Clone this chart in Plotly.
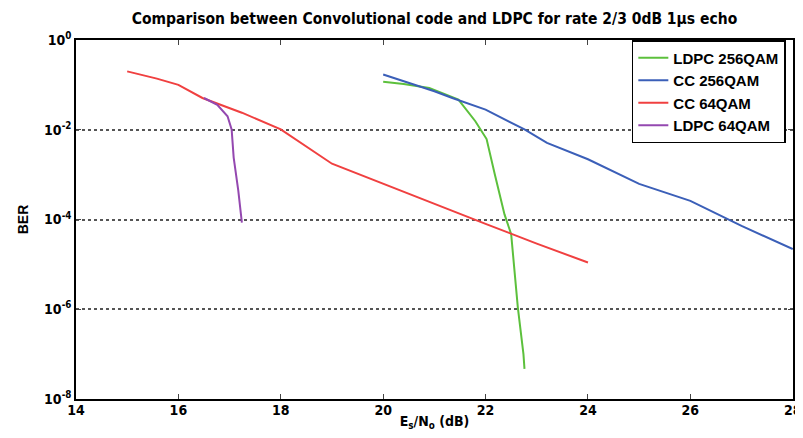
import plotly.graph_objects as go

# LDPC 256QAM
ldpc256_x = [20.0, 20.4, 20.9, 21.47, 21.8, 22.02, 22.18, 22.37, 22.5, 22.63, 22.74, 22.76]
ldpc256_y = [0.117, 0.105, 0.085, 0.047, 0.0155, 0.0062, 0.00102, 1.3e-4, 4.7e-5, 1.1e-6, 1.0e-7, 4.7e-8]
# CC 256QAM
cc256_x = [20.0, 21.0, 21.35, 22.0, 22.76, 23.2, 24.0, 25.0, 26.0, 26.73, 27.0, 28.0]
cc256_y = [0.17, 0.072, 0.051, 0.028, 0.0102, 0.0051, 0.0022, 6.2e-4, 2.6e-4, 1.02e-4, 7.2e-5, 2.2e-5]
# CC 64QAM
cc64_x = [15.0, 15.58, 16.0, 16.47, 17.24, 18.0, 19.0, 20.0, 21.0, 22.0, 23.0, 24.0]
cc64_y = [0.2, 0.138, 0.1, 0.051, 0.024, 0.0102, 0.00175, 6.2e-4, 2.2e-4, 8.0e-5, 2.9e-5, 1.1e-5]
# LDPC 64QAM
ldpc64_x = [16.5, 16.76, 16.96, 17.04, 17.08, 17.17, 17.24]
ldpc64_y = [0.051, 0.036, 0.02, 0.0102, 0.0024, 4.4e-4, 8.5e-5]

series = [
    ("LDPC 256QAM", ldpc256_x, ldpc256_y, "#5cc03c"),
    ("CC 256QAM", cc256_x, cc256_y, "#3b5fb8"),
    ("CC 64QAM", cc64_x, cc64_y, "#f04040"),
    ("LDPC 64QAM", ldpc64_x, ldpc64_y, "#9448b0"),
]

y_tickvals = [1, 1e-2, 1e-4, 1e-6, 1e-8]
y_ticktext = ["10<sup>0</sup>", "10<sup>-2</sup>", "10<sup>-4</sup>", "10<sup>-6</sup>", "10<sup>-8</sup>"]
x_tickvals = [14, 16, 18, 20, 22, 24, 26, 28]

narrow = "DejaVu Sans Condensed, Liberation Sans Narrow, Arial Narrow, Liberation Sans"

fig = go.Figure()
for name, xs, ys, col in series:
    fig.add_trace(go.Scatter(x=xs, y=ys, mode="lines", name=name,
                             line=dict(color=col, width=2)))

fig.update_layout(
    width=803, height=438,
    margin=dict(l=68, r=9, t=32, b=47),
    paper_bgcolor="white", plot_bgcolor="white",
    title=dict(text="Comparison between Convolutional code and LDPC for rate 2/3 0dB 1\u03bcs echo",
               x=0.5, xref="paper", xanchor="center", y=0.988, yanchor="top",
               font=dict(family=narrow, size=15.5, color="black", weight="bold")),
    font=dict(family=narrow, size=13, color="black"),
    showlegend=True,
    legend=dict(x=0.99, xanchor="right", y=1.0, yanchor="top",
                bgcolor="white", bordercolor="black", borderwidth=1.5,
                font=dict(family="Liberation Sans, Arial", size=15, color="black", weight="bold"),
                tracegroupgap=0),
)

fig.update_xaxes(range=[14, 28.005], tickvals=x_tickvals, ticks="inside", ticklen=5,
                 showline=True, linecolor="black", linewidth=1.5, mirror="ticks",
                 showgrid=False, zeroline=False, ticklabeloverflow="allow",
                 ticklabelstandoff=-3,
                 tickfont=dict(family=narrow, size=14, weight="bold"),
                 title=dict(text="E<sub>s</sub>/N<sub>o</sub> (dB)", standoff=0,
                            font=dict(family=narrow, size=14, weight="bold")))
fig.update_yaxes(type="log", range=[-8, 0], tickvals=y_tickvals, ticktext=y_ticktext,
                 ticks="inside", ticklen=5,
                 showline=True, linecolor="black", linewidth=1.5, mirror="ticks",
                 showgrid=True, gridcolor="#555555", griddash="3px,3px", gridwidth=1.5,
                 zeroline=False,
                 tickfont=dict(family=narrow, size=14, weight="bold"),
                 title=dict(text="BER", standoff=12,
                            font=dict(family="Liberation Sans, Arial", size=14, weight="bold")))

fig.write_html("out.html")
==
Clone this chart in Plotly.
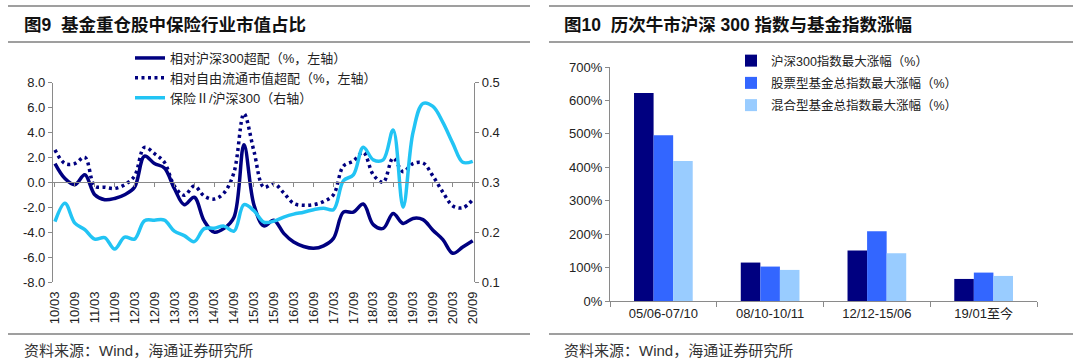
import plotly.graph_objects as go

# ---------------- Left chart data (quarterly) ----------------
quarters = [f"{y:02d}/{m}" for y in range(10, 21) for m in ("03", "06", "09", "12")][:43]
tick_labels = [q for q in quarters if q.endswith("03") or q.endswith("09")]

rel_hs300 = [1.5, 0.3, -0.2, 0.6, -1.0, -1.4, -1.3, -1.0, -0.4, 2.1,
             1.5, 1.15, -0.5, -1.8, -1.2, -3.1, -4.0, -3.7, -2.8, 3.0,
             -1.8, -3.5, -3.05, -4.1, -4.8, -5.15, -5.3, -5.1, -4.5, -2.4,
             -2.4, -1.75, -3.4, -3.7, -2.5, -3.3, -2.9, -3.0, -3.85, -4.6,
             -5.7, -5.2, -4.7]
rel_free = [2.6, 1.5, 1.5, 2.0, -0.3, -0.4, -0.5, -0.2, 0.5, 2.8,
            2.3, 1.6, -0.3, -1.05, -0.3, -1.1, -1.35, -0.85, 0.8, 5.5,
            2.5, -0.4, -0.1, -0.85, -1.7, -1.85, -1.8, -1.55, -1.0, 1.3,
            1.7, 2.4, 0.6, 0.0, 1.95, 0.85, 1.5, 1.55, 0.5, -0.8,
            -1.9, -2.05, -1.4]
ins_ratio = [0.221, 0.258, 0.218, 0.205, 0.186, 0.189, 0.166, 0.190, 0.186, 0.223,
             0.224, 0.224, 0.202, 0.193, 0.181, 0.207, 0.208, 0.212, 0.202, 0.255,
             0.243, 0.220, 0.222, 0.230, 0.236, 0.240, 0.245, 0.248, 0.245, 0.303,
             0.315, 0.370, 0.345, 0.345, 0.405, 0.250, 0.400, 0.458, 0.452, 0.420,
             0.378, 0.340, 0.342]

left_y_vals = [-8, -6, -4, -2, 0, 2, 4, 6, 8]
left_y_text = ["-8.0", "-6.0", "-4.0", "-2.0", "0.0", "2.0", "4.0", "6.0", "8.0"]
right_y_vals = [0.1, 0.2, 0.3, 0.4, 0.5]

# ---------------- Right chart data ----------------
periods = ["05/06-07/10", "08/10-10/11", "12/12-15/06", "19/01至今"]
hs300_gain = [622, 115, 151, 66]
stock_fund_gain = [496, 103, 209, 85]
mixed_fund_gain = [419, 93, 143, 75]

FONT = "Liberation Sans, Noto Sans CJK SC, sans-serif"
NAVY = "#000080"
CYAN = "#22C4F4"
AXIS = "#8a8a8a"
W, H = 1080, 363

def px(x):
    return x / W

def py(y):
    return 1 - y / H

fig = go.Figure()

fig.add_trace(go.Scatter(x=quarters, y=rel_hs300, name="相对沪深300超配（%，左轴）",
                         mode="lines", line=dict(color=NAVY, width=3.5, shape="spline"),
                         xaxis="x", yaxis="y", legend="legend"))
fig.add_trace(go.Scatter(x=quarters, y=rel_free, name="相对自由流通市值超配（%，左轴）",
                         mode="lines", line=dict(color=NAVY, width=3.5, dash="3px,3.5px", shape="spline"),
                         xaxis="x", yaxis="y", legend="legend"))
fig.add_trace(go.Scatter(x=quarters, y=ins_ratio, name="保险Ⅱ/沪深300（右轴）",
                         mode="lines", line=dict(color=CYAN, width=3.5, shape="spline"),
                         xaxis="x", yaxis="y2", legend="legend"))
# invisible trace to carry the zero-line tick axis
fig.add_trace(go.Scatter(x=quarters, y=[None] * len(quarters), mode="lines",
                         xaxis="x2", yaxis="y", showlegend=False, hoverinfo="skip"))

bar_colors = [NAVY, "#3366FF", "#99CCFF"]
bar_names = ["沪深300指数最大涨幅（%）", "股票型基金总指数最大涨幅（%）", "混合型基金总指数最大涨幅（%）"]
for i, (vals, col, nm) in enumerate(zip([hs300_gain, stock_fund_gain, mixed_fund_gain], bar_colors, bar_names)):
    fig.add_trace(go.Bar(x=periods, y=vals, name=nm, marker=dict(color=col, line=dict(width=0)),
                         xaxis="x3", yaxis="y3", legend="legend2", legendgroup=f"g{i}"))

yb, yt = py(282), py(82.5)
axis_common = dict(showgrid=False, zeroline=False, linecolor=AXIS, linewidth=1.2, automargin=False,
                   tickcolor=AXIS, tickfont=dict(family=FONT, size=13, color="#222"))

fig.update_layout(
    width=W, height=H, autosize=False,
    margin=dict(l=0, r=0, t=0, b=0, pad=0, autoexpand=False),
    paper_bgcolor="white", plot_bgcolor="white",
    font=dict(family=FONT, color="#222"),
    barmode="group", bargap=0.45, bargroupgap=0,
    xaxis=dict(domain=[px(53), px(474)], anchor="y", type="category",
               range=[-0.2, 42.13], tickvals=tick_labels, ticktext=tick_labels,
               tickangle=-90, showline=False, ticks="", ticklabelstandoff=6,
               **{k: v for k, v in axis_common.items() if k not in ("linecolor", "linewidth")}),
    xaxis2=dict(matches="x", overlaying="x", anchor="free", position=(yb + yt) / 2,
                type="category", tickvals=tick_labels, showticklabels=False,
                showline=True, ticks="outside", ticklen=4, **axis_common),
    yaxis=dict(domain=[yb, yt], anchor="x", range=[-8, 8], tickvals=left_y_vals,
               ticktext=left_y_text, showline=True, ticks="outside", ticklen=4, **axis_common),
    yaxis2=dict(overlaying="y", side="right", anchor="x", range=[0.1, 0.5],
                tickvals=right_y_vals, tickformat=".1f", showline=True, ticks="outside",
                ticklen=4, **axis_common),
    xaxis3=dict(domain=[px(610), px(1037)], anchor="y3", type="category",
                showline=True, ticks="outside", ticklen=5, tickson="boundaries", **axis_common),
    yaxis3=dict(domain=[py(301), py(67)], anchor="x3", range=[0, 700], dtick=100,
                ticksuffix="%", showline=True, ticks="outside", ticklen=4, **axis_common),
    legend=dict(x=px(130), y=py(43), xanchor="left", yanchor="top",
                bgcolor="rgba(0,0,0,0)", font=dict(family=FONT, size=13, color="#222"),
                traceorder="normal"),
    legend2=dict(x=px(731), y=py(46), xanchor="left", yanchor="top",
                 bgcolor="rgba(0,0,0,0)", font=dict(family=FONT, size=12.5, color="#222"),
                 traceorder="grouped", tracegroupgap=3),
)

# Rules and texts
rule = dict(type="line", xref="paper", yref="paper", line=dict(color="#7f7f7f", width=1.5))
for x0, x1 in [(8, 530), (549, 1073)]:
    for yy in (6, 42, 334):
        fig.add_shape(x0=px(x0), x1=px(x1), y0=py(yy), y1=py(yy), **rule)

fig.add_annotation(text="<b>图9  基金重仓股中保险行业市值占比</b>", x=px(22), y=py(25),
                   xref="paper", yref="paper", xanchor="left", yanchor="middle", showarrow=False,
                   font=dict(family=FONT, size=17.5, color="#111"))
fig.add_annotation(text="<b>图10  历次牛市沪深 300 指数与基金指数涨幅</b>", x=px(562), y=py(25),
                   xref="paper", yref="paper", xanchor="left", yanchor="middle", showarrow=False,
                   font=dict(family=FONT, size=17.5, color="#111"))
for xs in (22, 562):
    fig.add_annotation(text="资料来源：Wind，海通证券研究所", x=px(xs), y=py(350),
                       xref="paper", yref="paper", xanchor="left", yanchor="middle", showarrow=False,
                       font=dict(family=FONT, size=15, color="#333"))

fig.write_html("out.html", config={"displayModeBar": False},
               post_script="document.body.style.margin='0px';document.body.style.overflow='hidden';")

__Your objective__
Count the lines that hold the string "chart", and reply with that number alone.

__Task answer__
4